All Army Report, Part II: Rifle EIC Matches
One thing I forgot to mention in the first part of this report: even though I know that folks shoot at 600 yard targets with iron sights at Camp Perry and other High Power Matches, the thought of shooting at targets at distances over 300m without optics seemed crazy to me. Now I know that, not only is it doable, but even a schlub like myself can hit with half his shots out to at least 500 yards. Although I will add the caveat that the targets in this case were E-types (human torso) on a 6' square white background-ideal for shooting. For hitting an actual person against any sort of real-life background, I'd highly recommend optics.
During the rifle phase of the competition, we fired 5 individual matches plus two team matches. (Actually, I only fired the individual matches, since our team took 6 members, but only 4 shooters are allowed in the team matches, and, well, my scores placed me at number 5.) The most common course of fire, used for 3 of the individual matches and one team match, was the course used for the Excellence in Competition (EIC) match. This course of fire consisted started out at the 200 yard line with ten rounds, slow fire, off hand, at an F-type target. (Imagine a grand piano, viewed from above, butted up against it's mirror image. The silhouette itself made up the V, 5, and 4 rings, with the 3 and 2 rings extending out beyond onto the white.) After doing short-range marksmanship for the last year, getting into the off-hand position felt like sliding back into my comfort zone-I shot international-style 3 position rifle in college, and the boxer stance used for CQM always feels uncomfortable to me.
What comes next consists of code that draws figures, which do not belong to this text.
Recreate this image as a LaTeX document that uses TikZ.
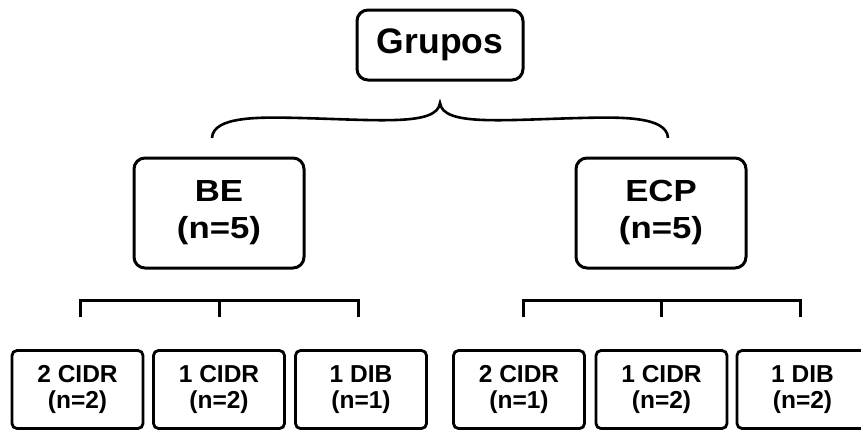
\documentclass[tikz,border=0pt]{standalone}
\usepackage{fontspec}
\setmainfont{Liberation Sans}
\newfontfamily\widefont[FakeStretch=1.14]{Liberation Sans}
\begin{document}
\begin{tikzpicture}[x=1pt,y=-1pt,
  box/.style={draw=black,line width=3pt,rounded corners=11pt,align=center,inner sep=0pt,font=\bfseries},
  topbox/.style={box,minimum width=166pt,minimum height=70pt,font=\fontsize{35.5}{40}\selectfont\bfseries},
  midbox/.style={box,minimum width=170pt,minimum height=110pt,font=\widefont\fontsize{30.5}{37}\selectfont\bfseries},
  lowbox/.style={box,line width=2.8pt,rounded corners=5pt,minimum width=131pt,minimum height=78pt,font=\fontsize{24.5}{26.7}\selectfont\bfseries},
  link/.style={line width=3pt},
  bracelink/.style={line width=2.6pt}]
\useasboundingbox (0,0) rectangle (861,429);
\node[topbox] (grupos) at (440,45) {Grupos};
\node[midbox] (be) at (219,213) {BE\\(n=5)};
\node[midbox] (ecp) at (661,213) {ECP\\(n=5)};
\node[lowbox] (b1) at (77.5,389.5) {2 CIDR\\(n=2)};
\node[lowbox] (b2) at (219,389.5) {1 CIDR\\(n=2)};
\node[lowbox] (b3) at (361,389.5) {1 DIB\\(n=1)};
\node[lowbox] (b4) at (519,389.5) {2 CIDR\\(n=1)};
\node[lowbox] (b5) at (661.5,389.5) {1 CIDR\\(n=2)};
\node[lowbox] (b6) at (802.5,389.5) {1 DIB\\(n=2)};
% brace
\coordinate (bl) at (212,138);
\coordinate (bt) at (440,103);
\coordinate (br) at (668,138);
\draw[bracelink] (bl) .. controls (213,116) and (260,117) .. (300,118)
  .. controls (380,120) and (437,126) .. (bt)
  .. controls (443,126) and (500,120) .. (580,118)
  .. controls (620,117) and (667,116) .. (br);
% left bracket
\coordinate (l1) at (80,317);
\coordinate (l2) at (219,317);
\coordinate (l3) at (358,317);
\coordinate (l1t) at (80,300);
\coordinate (l2t) at (219,300);
\coordinate (l3t) at (358,300);
\draw[link] (l1) -- (l1t) -- (l3t) -- (l3);
\draw[link] (l2t) -- (l2);
% right bracket
\coordinate (r1) at (523,317);
\coordinate (r2) at (661,317);
\coordinate (r3) at (800,317);
\coordinate (r1t) at (523,300);
\coordinate (r2t) at (661,300);
\coordinate (r3t) at (800,300);
\draw[link] (r1) -- (r1t) -- (r3t) -- (r3);
\draw[link] (r2t) -- (r2);
\end{tikzpicture}
\end{document}
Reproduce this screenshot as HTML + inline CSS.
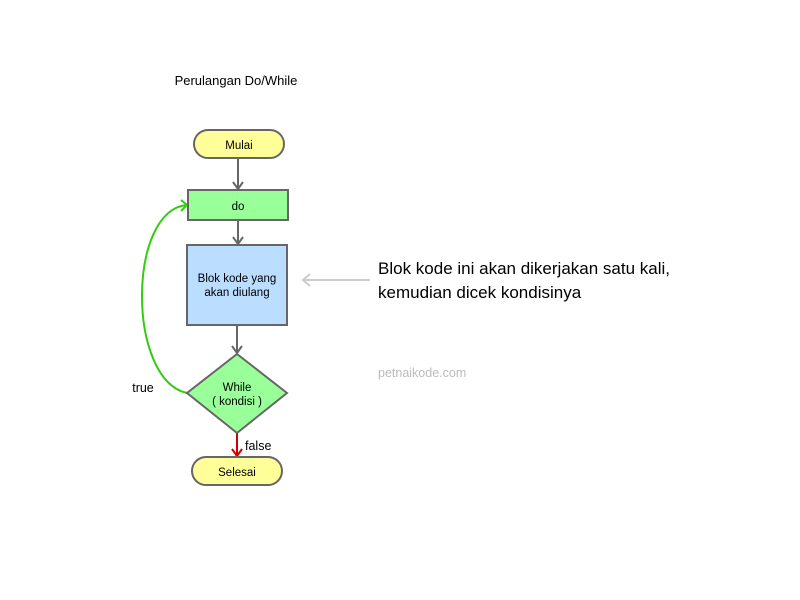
<!DOCTYPE html>
<html><head><style>body{margin:0;background:#fff}svg{display:block}</style></head><body>
<svg width="800" height="600" viewBox="0 0 800 600" xmlns="http://www.w3.org/2000/svg" font-family="Liberation Sans, sans-serif">
<text x="236" y="85" font-size="13" text-anchor="middle" fill="#000">Perulangan Do/While</text>
<g stroke="#666" stroke-width="2" fill="none">
<line x1="238" y1="158" x2="238" y2="189"/><polyline points="233,182 238,189 243,182"/>
<line x1="238" y1="221" x2="238" y2="244"/><polyline points="233,237 238,244 243,237"/>
<line x1="237" y1="325" x2="237" y2="353"/><polyline points="232,346 237,353 242,346"/>
</g>
<line x1="237" y1="433" x2="237" y2="456" stroke="#c00" stroke-width="2"/>
<polyline points="232,449 237,456 242,449" stroke="#c00" stroke-width="2" fill="none"/>
<path d="M187,393 C127,380 127,210 187,205" stroke="#33cc11" stroke-width="2" fill="none"/>
<polyline points="181,200 187,205 181,211" stroke="#33cc11" stroke-width="2" fill="none"/>
<line x1="370" y1="280" x2="303" y2="280" stroke="#ccc" stroke-width="2"/>
<polyline points="310,274 303,280 310,286" stroke="#ccc" stroke-width="2" fill="none"/>
<rect x="194" y="130" width="90" height="28" rx="14" fill="#ffff99" stroke="#666" stroke-width="2"/>
<text x="239" y="149" font-size="11.5" text-anchor="middle">Mulai</text>
<rect x="188" y="190" width="100" height="30" fill="#99ff99" stroke="#666" stroke-width="2"/>
<text x="238" y="210" font-size="11.5" text-anchor="middle">do</text>
<rect x="187" y="245" width="100" height="80" fill="#bbddff" stroke="#666" stroke-width="2"/>
<text x="237" y="282" font-size="11.5" text-anchor="middle">Blok kode yang</text>
<text x="237" y="296" font-size="11.5" text-anchor="middle">akan diulang</text>
<polygon points="237,354 287,393 237,433 187,393" fill="#99ff99" stroke="#666" stroke-width="2"/>
<text x="237" y="391" font-size="11.5" text-anchor="middle">While</text>
<text x="237" y="405" font-size="11.5" text-anchor="middle">( kondisi )</text>
<rect x="192" y="457" width="90" height="28" rx="14" fill="#ffff99" stroke="#666" stroke-width="2"/>
<text x="237" y="476" font-size="11.5" text-anchor="middle">Selesai</text>
<text x="143" y="392" font-size="12.5" text-anchor="middle">true</text>
<text x="245" y="450" font-size="12.5">false</text>
<text x="378" y="274" font-size="17">Blok kode ini akan dikerjakan satu kali,</text>
<text x="378" y="298" font-size="17">kemudian dicek kondisinya</text>
<text x="378" y="377" font-size="12.5" fill="#bbb">petnaikode.com</text>
</svg>
</body></html>
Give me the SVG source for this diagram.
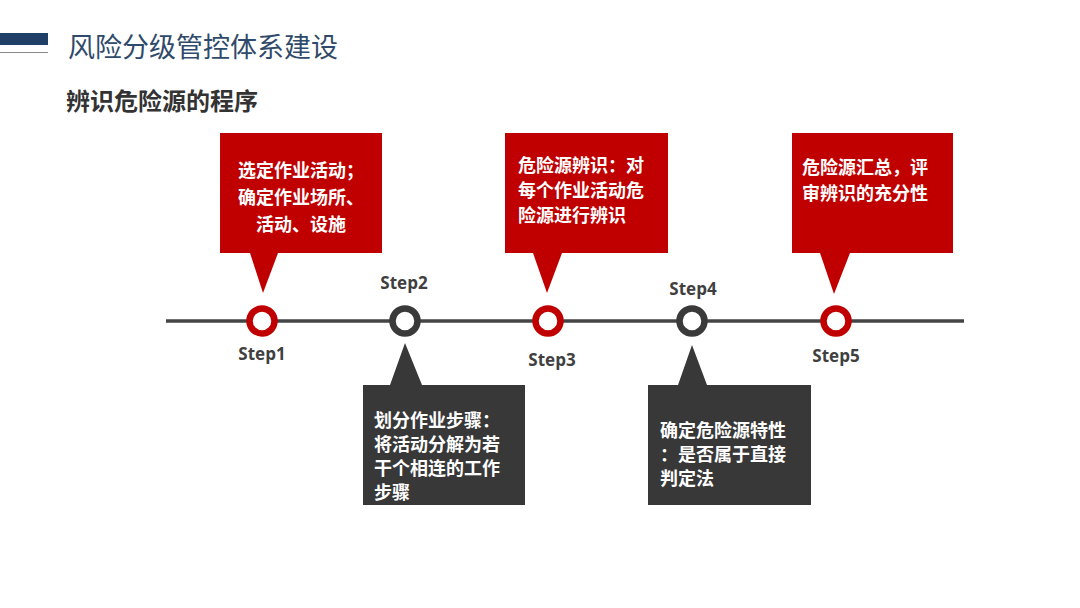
<svg xmlns="http://www.w3.org/2000/svg" width="1080" height="608" viewBox="0 0 1080 608">
<style>
.cjk{font-family:"Noto Sans CJK SC","Noto Sans",sans-serif}
.ct{font-family:"Noto Sans CJK SC",sans-serif;font-weight:bold;font-size:18px;fill:#ffffff}
.step{font-family:"Open Sans","Liberation Sans",sans-serif;font-weight:bold;font-size:17px;fill:#404040;text-anchor:middle}
.red{fill:#c00000}
.dark{fill:#383838}
.ringr{fill:#ffffff;stroke:#c00000;stroke-width:6.5}
.ringd{fill:#ffffff;stroke:#3a3a3a;stroke-width:6.5}
</style>
<rect width="1080" height="608" fill="#ffffff"/>
<g id="header">
<rect x="0" y="33" width="48" height="12" fill="#1f3f66"/>
<line x1="0" y1="52.5" x2="48" y2="52.5" stroke="#8a8a8a" stroke-width="1.2"/>
<text x="68" y="57" class="cjk" font-size="27" fill="#2f4a6a">风险分级管控体系建设</text>
<text x="66" y="110" class="cjk" font-size="24" font-weight="bold" fill="#333333">辨识危险源的程序</text>
</g>
<g id="connectors">
<line x1="166" y1="321" x2="964" y2="321" stroke="#444444" stroke-width="3.5"/>
</g>
<g id="step1">
<path class="red" d="M220,133 H382 V253 H278 L263,293 L250,253 H220 Z"/>
<text class="ct" text-anchor="middle"><tspan x="301" y="177">选定作业活动；</tspan><tspan x="301" y="204">确定作业场所、</tspan><tspan x="301" y="231">活动、设施</tspan></text>
<circle class="ringr" cx="262" cy="321" r="12.5"/>
<text class="step" x="262" y="360">Step1</text>
</g>
<g id="step2">
<path class="dark" d="M363,385 H390 L405,343 L422,385 H525 V505 H363 Z"/>
<text class="ct"><tspan x="374" y="427">划分作业步骤：</tspan><tspan x="374" y="451">将活动分解为若</tspan><tspan x="374" y="475">干个相连的工作</tspan><tspan x="374" y="499">步骤</tspan></text>
<circle class="ringd" cx="405" cy="321" r="12.5"/>
<text class="step" x="404" y="289">Step2</text>
</g>
<g id="step3">
<path class="red" d="M505,133 H668 V253 H562 L547,293 L533,253 H505 Z"/>
<text class="ct"><tspan x="518" y="172">危险源辨识：对</tspan><tspan x="518" y="197">每个作业活动危</tspan><tspan x="518" y="222">险源进行辨识</tspan></text>
<circle class="ringr" cx="548" cy="321" r="12.5"/>
<text class="step" x="552" y="366">Step3</text>
</g>
<g id="step4">
<path class="dark" d="M648,385 H678 L692,345 L707,385 H811 V505 H648 Z"/>
<text class="ct"><tspan x="660" y="437">确定危险源特性</tspan><tspan x="660" y="461">：是否属于直接</tspan><tspan x="660" y="485">判定法</tspan></text>
<circle class="ringd" cx="692" cy="321" r="12.5"/>
<text class="step" x="693" y="295">Step4</text>
</g>
<g id="step5">
<path class="red" d="M792,133 H953 V253 H850 L834,294 L820,253 H792 Z"/>
<text class="ct"><tspan x="802" y="174">危险源汇总，评</tspan><tspan x="802" y="200">审辨识的充分性</tspan></text>
<circle class="ringr" cx="836" cy="321" r="12.5"/>
<text class="step" x="836" y="362">Step5</text>
</g>
</svg>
Off-hand is followed by 10 more rounds at 200 yards, this time sustained fire, standing alert to sitting (meaning you start out standing, but have to sit to fire), with one reload-the famous M1 Garand 2 and 8 rounds, in 50 seconds. One thing I discovered here is that the most popular variation on the seated position, the cross legged position, is awkward and uncomfortable for tall, lanky fellows like myself. I plan to try out another version, the crossed-ankle position, when we practice this weekend.
Next up is the 300 yard line, 10 rounds (2+8), sustained fire, standing to prone, 60 seconds. Target is still the F-type. Annoyingly, even though this is where I felt most comfortable, my scores here weren't as good as either position at 200. On the plus side, the post personal weapons range goes out to 300 yards, so I can practice (assuming I can squeeze in some range time, and get a sling.)
Finally, the big one. 500 yards, prone, slow fire, 20 rounds. E-type silhouette now, with 5, 4, and 3 rings. If you're not in the black, you're out of luck (and slightly over half the time, I was, although I got my hit percentage up to 50% in the last iteration.) And now, the wind really comes into play. Boy did it ever. My 50% the last time was mostly because the wind was mostly dead. McAndrews Range is 65 lanes wide, and once it warms up, quite breezy. And the winds aren't consistent. The flags on either end were almost never the same, and on one occasion, were even pointing directly at each other. When it came to reading the mirage, well, at the top of the berm, it went on way, another at the bottom, and sometimes a different direction at mid-range. Luckily, the winds were generally in the neighborhood of 10 mph or so, but the inconsistency was maddening.
As I alluded to earlier, my scores were no great shakes. 128 (out of 250 possible) on the first time, 123 the second, and 142 on the final match. Which put me about 40 points short of scoring points toward earning a Distinguished Marksman Badge (which requires 30 points, cumulative. 10 points are the max possible per EIC match). Any points at all earns a Bronze Badge, and 20 gets a Silver.
OK, this is taking longer than I thought. I'll have to cover the other two rifle matches-including my favorite, the Audie Murphy, in another post.